The alleged victims, identified in court records as unnamed “Jane Does,” are requesting an amount of money that has not been disclosed as well as the government’s release of FBI records pertaining to Epstein, who passed away in custody in 2019 while awaiting prosecution.

The lawsuit is a “first step to getting to the bottom of what we have recently learned—that for years the FBI negligently failed to act on clear evidence that Jeffrey Epstein was operating a vast sex abuse operation and sex trafficking ring, as alleged,” according to a statement released by Jennifer Plotkin and Nathan Werksman, the Jane Does’ attorneys.

Despite the Palm Beach police informing the agency in 2005 that they had received tips indicating that an underage girl had been brought to Epstein’s home for sexual misconduct, the complaint alleges that the FBI did not file a case until a whole year later.

“The FBI continued to receive direct reports, complaints, and tips concerning the illegal sex trafficking of women and underage minors, sex abuse, and human rights violations committed by Jeffrey Epstein and associates” between 1996 and 2005, the lawsuit says.

“Photographs, videos, interviews and hard evidence of child prostitution” were given to the agency, seemingly being ignored, according to the suit.

The lawsuit further alleges that in 1996, a person reported to the agency that Epstein and his partner Ghislaine Maxwell had sexually abused her and other victims. However, the agency allegedly “hung up” on the complainant and “failed to act upon and investigate the complaints and tips and failed to comply with protocol and guidelines, notwithstanding credible reports of solicitation of child prostitution and sex trafficking.”

It continues by saying that the FBI kept receiving reports regarding child sexual assault even after Epstein entered a guilty plea to two state charges of child solicitation in 2006 and was mandated to register as a sex offender.
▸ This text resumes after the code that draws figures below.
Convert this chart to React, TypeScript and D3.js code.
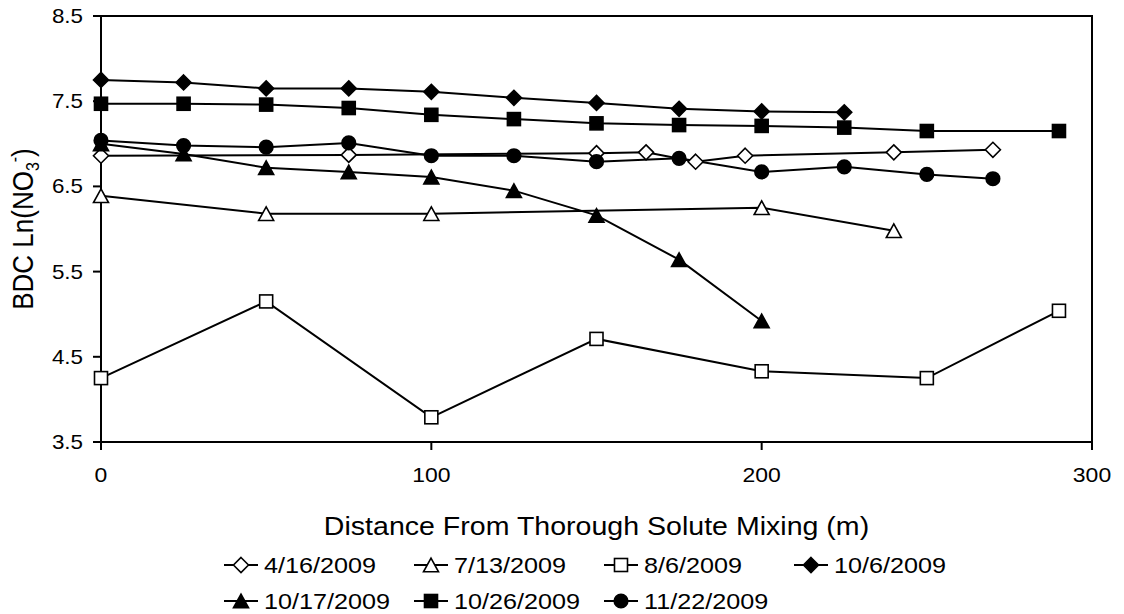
import React from "react";
import * as d3 from "d3";

// Distance from thorough solute mixing (m) and BDC Ln(NO3-) for each sampling date
const x0416 = [0, 75, 150, 165, 180, 195, 240, 270];
const y0416 = [6.86, 6.87, 6.89, 6.9, 6.79, 6.86, 6.9, 6.93];
const x0713 = [0, 50, 100, 200, 240];
const y0713 = [6.39, 6.18, 6.18, 6.25, 5.98];
const x0806 = [0, 50, 100, 150, 200, 250, 290];
const y0806 = [4.25, 5.15, 3.79, 4.71, 4.33, 4.25, 5.04];
const x1006 = [0, 25, 50, 75, 100, 125, 150, 175, 200, 225];
const y1006 = [7.75, 7.72, 7.65, 7.65, 7.61, 7.54, 7.48, 7.41, 7.38, 7.37];
const x1017 = [0, 25, 50, 75, 100, 125, 150, 175, 200];
const y1017 = [7.0, 6.88, 6.72, 6.67, 6.61, 6.45, 6.16, 5.64, 4.92];
const x1026 = [0, 25, 50, 75, 100, 125, 150, 175, 200, 225, 250, 290];
const y1026 = [7.47, 7.47, 7.46, 7.42, 7.34, 7.29, 7.24, 7.22, 7.21, 7.19, 7.15, 7.15];
const x1122 = [0, 25, 50, 75, 100, 125, 150, 175, 200, 225, 250, 270];
const y1122 = [7.04, 6.98, 6.96, 7.01, 6.86, 6.86, 6.79, 6.83, 6.67, 6.73, 6.64, 6.59];

const xTicks = [0, 100, 200, 300];
const yTicks = [3.5, 4.5, 5.5, 6.5, 7.5, 8.5];

type Shape = "diamond" | "triangle" | "square" | "circle";
const series: { name: string; xs: number[]; ys: number[]; shape: Shape; filled: boolean }[] = [
  { name: "4/16/2009", xs: x0416, ys: y0416, shape: "diamond", filled: false },
  { name: "7/13/2009", xs: x0713, ys: y0713, shape: "triangle", filled: false },
  { name: "8/6/2009", xs: x0806, ys: y0806, shape: "square", filled: false },
  { name: "10/6/2009", xs: x1006, ys: y1006, shape: "diamond", filled: true },
  { name: "10/17/2009", xs: x1017, ys: y1017, shape: "triangle", filled: true },
  { name: "10/26/2009", xs: x1026, ys: y1026, shape: "square", filled: true },
  { name: "11/22/2009", xs: x1122, ys: y1122, shape: "circle", filled: true },
];

const W = 1124;
const H = 614;
const plot = { left: 101, right: 1092, top: 16, bottom: 442 };
const FONT = "'Liberation Sans', Arial, sans-serif";
const SX = 1.12; // horizontal text stretch

const x = d3.scaleLinear().domain([0, 300]).range([plot.left, plot.right]);
const y = d3.scaleLinear().domain([3.5, 8.5]).range([plot.bottom, plot.top]);

function Marker({ cx, cy, shape, filled }: { cx: number; cy: number; shape: Shape; filled: boolean }) {
  const fill = filled ? "#000" : "#fff";
  const common = { fill, stroke: "#000", strokeWidth: 1.6 };
  if (shape === "circle") return <circle cx={cx} cy={cy} r={6.8} {...common} />;
  if (shape === "square") return <rect x={cx - 6.5} y={cy - 6.5} width={13} height={13} {...common} />;
  if (shape === "diamond") {
    const r = 7.5;
    return <path d={`M${cx},${cy - r}L${cx + r},${cy}L${cx},${cy + r}L${cx - r},${cy}Z`} {...common} />;
  }
  const h = 6.8;
  const w = 7.5;
  return <path d={`M${cx},${cy - h}L${cx + w},${cy + h}L${cx - w},${cy + h}Z`} {...common} />;
}

function SText({ x: tx, y: ty, size, anchor, children }: { x: number; y: number; size: number; anchor: string; children: React.ReactNode }) {
  return (
    <text
      transform={`translate(${tx},${ty}) scale(${SX},1)`}
      fontFamily={FONT}
      fontSize={size}
      textAnchor={anchor}
      fill="#000"
    >
      {children}
    </text>
  );
}

export default function App() {
  const line = d3
    .line<[number, number]>()
    .x((d) => x(d[0]))
    .y((d) => y(d[1]));

  const legendRows = [series.slice(0, 4), series.slice(4)];
  const legendX0 = 224;
  const legendStep = 190;
  const legendY = [565, 601];

  return (
    <svg
      width={W}
      height={H}
      viewBox={`0 0 ${W} ${H}`}
      style={{ position: "absolute", left: 0, top: 0, background: "#fff" }}
    >
      <rect width={W} height={H} fill="#fff" />
      {/* plot frame */}
      <rect
        x={plot.left}
        y={plot.top}
        width={plot.right - plot.left}
        height={plot.bottom - plot.top}
        fill="none"
        stroke="#000"
        strokeWidth={2}
      />
      {/* y ticks and labels */}
      {yTicks.map((t) => (
        <g key={`y${t}`}>
          <line x1={plot.left - 8} x2={plot.left} y1={y(t)} y2={y(t)} stroke="#000" strokeWidth={2} />
          <SText x={plot.left - 18} y={y(t) + 7} size={20} anchor="end">
            {t.toFixed(1)}
          </SText>
        </g>
      ))}
      {/* x ticks and labels */}
      {xTicks.map((t) => (
        <g key={`x${t}`}>
          <line x1={x(t)} x2={x(t)} y1={plot.bottom} y2={plot.bottom + 8} stroke="#000" strokeWidth={2} />
          <SText x={x(t)} y={plot.bottom + 40} size={20.5} anchor="middle">
            {t}
          </SText>
        </g>
      ))}
      {/* axis titles */}
      <SText x={(plot.left + plot.right) / 2} y={535} size={25.5} anchor="middle">
        Distance From Thorough Solute Mixing (m)
      </SText>
      <text
        transform={`translate(33,${(plot.top + plot.bottom) / 2}) rotate(-90) scale(1,${SX})`}
        fontFamily={FONT}
        fontSize={26}
        textAnchor="middle"
        fill="#000"
      >
        BDC Ln(NO
        <tspan fontSize={16} dy={5}>3</tspan>
        <tspan fontSize={16} dy={-16}>-</tspan>
        <tspan dy={11}>)</tspan>
      </text>
      {/* series lines */}
      {series.map((s) => (
        <path
          key={`l${s.name}`}
          d={line(s.xs.map((v, i) => [v, s.ys[i]] as [number, number])) || ""}
          fill="none"
          stroke="#000"
          strokeWidth={2}
        />
      ))}
      {/* series markers */}
      {series.map((s) => (
        <g key={`m${s.name}`}>
          {s.xs.map((v, i) => (
            <Marker key={i} cx={x(v)} cy={y(s.ys[i])} shape={s.shape} filled={s.filled} />
          ))}
        </g>
      ))}
      {/* legend */}
      {legendRows.map((row, r) =>
        row.map((s, c) => {
          const lx = legendX0 + c * legendStep;
          const ly = legendY[r];
          return (
            <g key={`lg${s.name}`}>
              <line x1={lx} x2={lx + 34} y1={ly} y2={ly} stroke="#000" strokeWidth={2} />
              <Marker cx={lx + 17} cy={ly} shape={s.shape} filled={s.filled} />
              <SText x={lx + 40} y={ly + 8} size={22.5} anchor="start">
                {s.name}
              </SText>
            </g>
          );
        })
      )}
    </svg>
  );
}
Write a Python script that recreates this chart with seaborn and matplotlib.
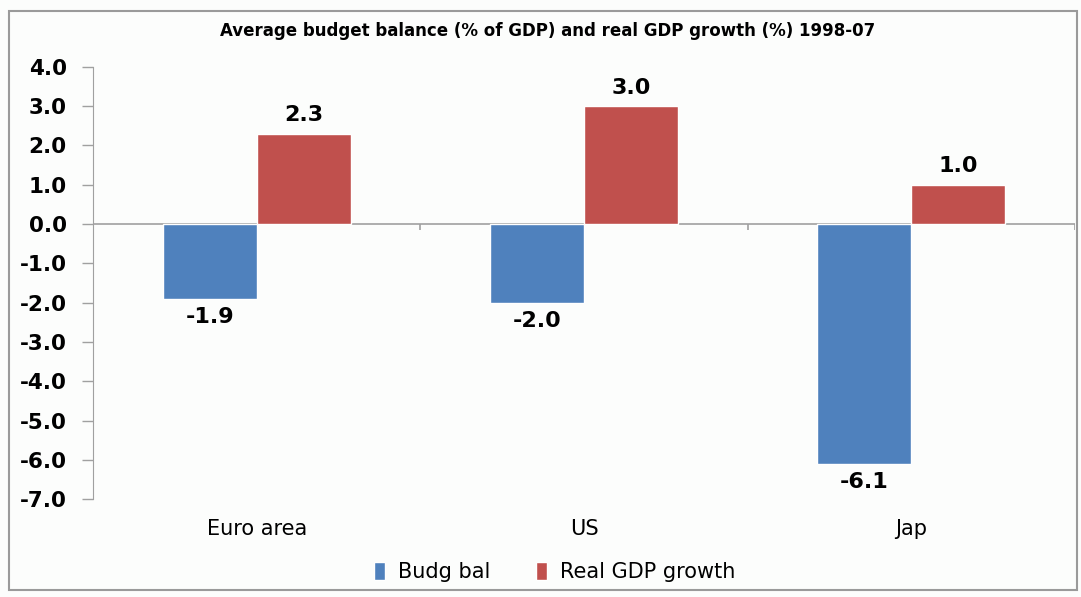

However, the complaint claims that it concluded its investigation after two years.

“From 2009 until 2019, the FBI was complicit in permitting the ongoing sex trafficking of minors, rape, and sexual abuse of girls and young women which occurred between New York, Palm Beach and the US Virgin Islands, and many other locations,”  the lawsuit added.

It is uncommon for the FBI to be sued for crimes that it may have been able to prevent. According to the Tort Claims Act of 1964, anybody hurt or harmed by the carelessness of a government employee may submit a claim for compensation for their losses.

A government agency has six months, under federal law, to answer an allegation. The FBI declared on Wednesday that it does not comment on legal matters. A request for comment from the U.S. Department of Justice was not immediately answered.